INFORMATION SHOWN |
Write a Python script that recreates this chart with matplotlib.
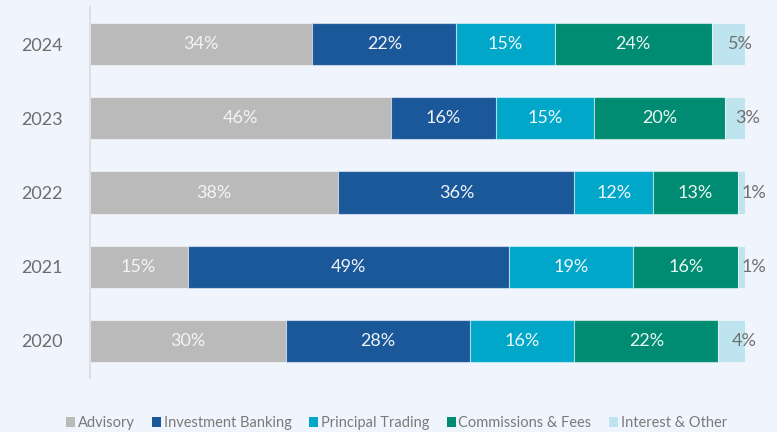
import matplotlib.pyplot as plt
from matplotlib.patches import Patch

# revenue mix by year, share in %
years = ["2020", "2021", "2022", "2023", "2024"]
categories = ["Advisory", "Investment Banking", "Principal Trading",
              "Commissions & Fees", "Interest & Other"]
advisory = [30, 15, 38, 46, 34]
investment_banking = [28, 49, 36, 16, 22]
principal_trading = [16, 19, 12, 15, 15]
commissions_fees = [22, 16, 13, 20, 24]
interest_other = [4, 1, 1, 3, 5]

colors = ["#bababa", "#1b5899", "#00a7c9", "#008c72", "#bee4ef"]
label_colors = ["#f4f4f4", "#eef3f9", "#eef8fb", "#eaf6f2", "#6f6f6f"]
bg = "#f0f5fd"

plt.rcParams["font.family"] = ["Lato", "DejaVu Sans"]

fig = plt.figure(figsize=(7.77, 4.32), dpi=100)
fig.patch.set_facecolor(bg)
ax = fig.add_axes([89.5 / 777, 1 - 378 / 432, (745 - 89.5) / 777, 371 / 432])
ax.set_facecolor(bg)

series = [advisory, investment_banking, principal_trading, commissions_fees, interest_other]
left = [0] * len(years)
for k, (vals, col, tcol) in enumerate(zip(series, colors, label_colors)):
    ax.barh(range(len(years)), vals, left=left, height=0.57, color=col,
            edgecolor=(1, 1, 1, 0.5), linewidth=0.8)
    last = k == len(series) - 1
    for i, v in enumerate(vals):
        # small trailing slice: label starts at its midpoint and spills out
        ax.text(left[i] + v / 2, i, f"{v}%", ha="left" if last else "center",
                va="center", color=tcol, fontsize=13, zorder=5, clip_on=False)
    left = [l + v for l, v in zip(left, vals)]

ax.set_xlim(0, 100.05)
ax.set_ylim(-0.5, 4.5)
ax.set_yticks(range(len(years)))
ax.set_yticklabels(years, fontsize=13, color="#6d6d6d")
ax.tick_params(axis="y", length=0, pad=19)
ax.set_xticks([])
for s in ["top", "right", "bottom"]:
    ax.spines[s].set_visible(False)
ax.spines["left"].set_color("#dcdfe3")
ax.spines["left"].set_linewidth(1.5)

handles = [Patch(facecolor=c, edgecolor="none", label=n) for c, n in zip(colors, categories)]
fig.legend(handles=handles, loc="center", bbox_to_anchor=(0.51, 9 / 432), ncol=5,
           frameon=False, fontsize=10.5, labelcolor="#7a7a7a", handlelength=0.65,
           handleheight=0.65, handletextpad=0.15, columnspacing=1.2)

fig.savefig("out.png", dpi=100, facecolor=bg)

WHAT NEEDS TO BE DONE | Leave out the pictures. Transcribe only the lines above, from the first through the one that contains "from matplotlib.patches import Patch".

EXERCISE SOLUTION |
Write a Python script that recreates this chart with matplotlib.
import matplotlib.pyplot as plt
from matplotlib.patches import Patch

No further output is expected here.